Gwendolyn Wu
Campus Beat Reporter
As Associated Students Elections madness sweeps the campus, many students are baffled about how elections work and why they matter.
At first glance, the University of California, Santa Barbara’s campus elections can seem like utter chaos. Fallen plywood advertisements litter campus lawns (the wind is nonpartisan); candidates and their supporters add identical Facebook profile pictures; and parties table in the Arbor, handing out flyers and t-shirts. What may seem like a circus is actually a highly-organized process that begins each year at the end of winter quarter.
All undergraduate students are automatically registered to vote in A.S. Elections. Students vote for five executives: President, Internal Vice President (A.S. relations and Senate chair), External Vice President for Local Affairs (Isla Vista and Santa Barbara County relations), External Vice President for Statewide Affairs (state-level relations) and the Student Advocate General (nonpartisan student rights advocacy).
They also vote for senators to represent each housing- and college-based constituency: five on-campus senators, 12 off-campus senators, one university-owned housing senator, four College of Letters & Sciences senators, one College of Engineering senator and one College of Creative Studies senator. Additionally, a transfer senator will be elected for the first time for the 2017-2018 academic year per a constitutional amendment.
Each year, students also vote on different student fee lock-ins and increases, and fees that win a majority of the vote will be applied to the student fee charge on BARC at the beginning of each academic year. A.S. boards, commissions and units — of which there are currently over two dozen — can apply for a lock-in fee, as can other campus entities under the “student services” umbrella designation.
Under the fall quarter Elections Code revamp, this year students will vote using the Single Transferable Vote (STV) system. When voting online, they will be asked to rank their candidate choices from first to last, at which point students can also add write-in candidates to their ballot.
A.S. Elections Board encourages students to include every candidate in their rankings, to ensure the democratic process is maintained.
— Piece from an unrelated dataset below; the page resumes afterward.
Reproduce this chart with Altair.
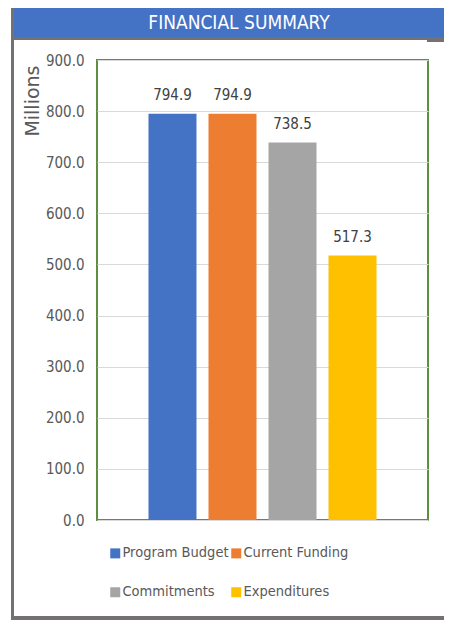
import altair as alt
import pandas as pd

series = ["Program Budget", "Current Funding", "Commitments", "Expenditures"]
values = [794.9, 794.9, 738.5, 517.3]
colors = ["#4472C4", "#ED7D31", "#A5A5A5", "#FFC000"]
y_ticks = [0, 100, 200, 300, 400, 500, 600, 700, 800, 900]
title_text = "FINANCIAL SUMMARY"
axis_title = "Millions"

df = pd.DataFrame({"series": series, "value": values})
one = pd.DataFrame({"k": [0]})

NARROW = "DejaVu Sans Condensed, sans-serif"
FRAME = "#757171"

W, H = 331, 460

x_enc = alt.X(
    "series:N",
    sort=series,
    scale=alt.Scale(paddingInner=0.2, paddingOuter=0.858),
    axis=None,
)
y_enc = alt.Y(
    "value:Q",
    scale=alt.Scale(domain=[0, 900], nice=False),
    axis=alt.Axis(
        values=y_ticks,
        format=".1f",
        ticks=False,
        domain=False,
        grid=True,
        gridColor="#D9D9D9",
        gridWidth=1,
        labelFont=NARROW,
        labelFontSize=15,
        labelColor="#595959",
        labelPadding=13,
        title=axis_title,
        titleFont="DejaVu Sans",
        titleFontSize=19,
        titleFontWeight="normal",
        titleColor="#595959",
        titleAngle=-90,
        titleAlign="right",
        titleBaseline="alphabetic",
        titleX=-59,
        titleY=5,
    ),
)

bars = alt.Chart(df).mark_bar().encode(
    x=x_enc,
    y=y_enc,
    color=alt.Color(
        "series:N",
        sort=series,
        scale=alt.Scale(domain=series, range=colors),
        legend=alt.Legend(
            title=None,
            orient="none",
            legendX=11,
            legendY=486,
            columns=2,
            direction="horizontal",
            symbolType="square",
            symbolSize=100,
            symbolStrokeWidth=0,
            labelFont=NARROW,
            labelFontSize=14.5,
            labelColor="#595959",
            labelOffset=0,
            columnPadding=-6,
            rowPadding=24,
            padding=0,
            labelLimit=300,
        ),
    ),
)

labels = alt.Chart(df).mark_text(
    baseline="alphabetic", dy=-14, font=NARROW, fontSize=15, color="#404040"
).encode(
    x=alt.X("series:N", sort=series),
    y="value:Q",
    text=alt.Text("value:Q", format=".1f"),
)

def rect(x1, x2, y1, y2, color):
    return alt.Chart(one).mark_rect(color=color).encode(
        x=alt.value(x1), x2=alt.value(x2), y=alt.value(y1), y2=alt.value(y2)
    )

deco = [
    rect(-86, 347, -52, -20, FRAME),
    rect(-83, 347, -52, -23, "#4472C4"),
    rect(330, 347, -23, -18, FRAME),
    rect(-86, -83, -52, 560, FRAME),
    rect(-86, 347, 556, 560, FRAME),
]

header_text = alt.Chart(one).mark_text(
    text=title_text, font=NARROW, fontSize=19, color="white",
    align="center", baseline="middle"
).encode(x=alt.value(142), y=alt.value(-37))

chart = alt.layer(*deco, header_text, bars, labels).properties(
    width=W,
    height=H,
    padding={"left": 89, "top": 52, "right": 16, "bottom": 100},
    autosize=alt.AutoSizeParams(type="none"),
).configure_view(
    stroke="#5E8F3F", strokeWidth=2
)

chart.save("out.html", embed_options={"renderer": "svg", "actions": False})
Winners in each category are decided using the Droop quota, which takes the number of valid votes cast, divides it by one higher than the number of seats available in the position and adds one more to that figure.
If one candidate reaches the minimum votes required for election, all of his or her extra votes will be allocated to each voter’s second-choice candidate. Should no candidate reach the minimum, the candidate with the least number of votes is dropped from the race and those votes are also redistributed among each voter’s second choice. The same process repeats if the second choice candidate reaches the minimum or is dropped, until the vote is exhausted.
For the 2016 A.S. Elections, three political parties are running candidate slates: Campus United, Peer Action Coalition and The Response. However, students don’t have to worry about their tuition and fees going toward the campaigns for parties they don’t support. Campaigns are entirely funded by the students running, whether by personal funds or fundraisers. A party can spend up to $6,000 total on campaign materials, while nonpartisan Senate and executive candidates can spend up to $400 or $600 respectively on their personal campaigns.
Candidates are not allowed to accept donations from individuals or groups outside of campus or from those on campus looking to influence the election’s outcome. They are also held to strict standards for campaigning. Elections Board only allowed candidates to begin social media and campus campaigning on Sunday, April 10, at 8 PM, and door-to-door campaigning on Thursday, April 14.
Campaigns are furthermore prohibited from using negative campaign tactics against one another. Elections Board imposes financial punishment if a candidate or his or her team is caught violating any of these terms.
Voting opens on GOLD Monday, April 18, and ends on Thursday, April 21, at 4 p.m. Traditionally, the tabulated results are shown in the University Center HUB from 6 to 8 p.m. Thursday evening, but with the new voting system implemented this year, Elections Board will be running the vote tally in real time.
CORRECTION: A previous version of this article stated that a transfer student senator will be elected this fall. However, a transfer senator will be elected for the 2017-2018 academic year.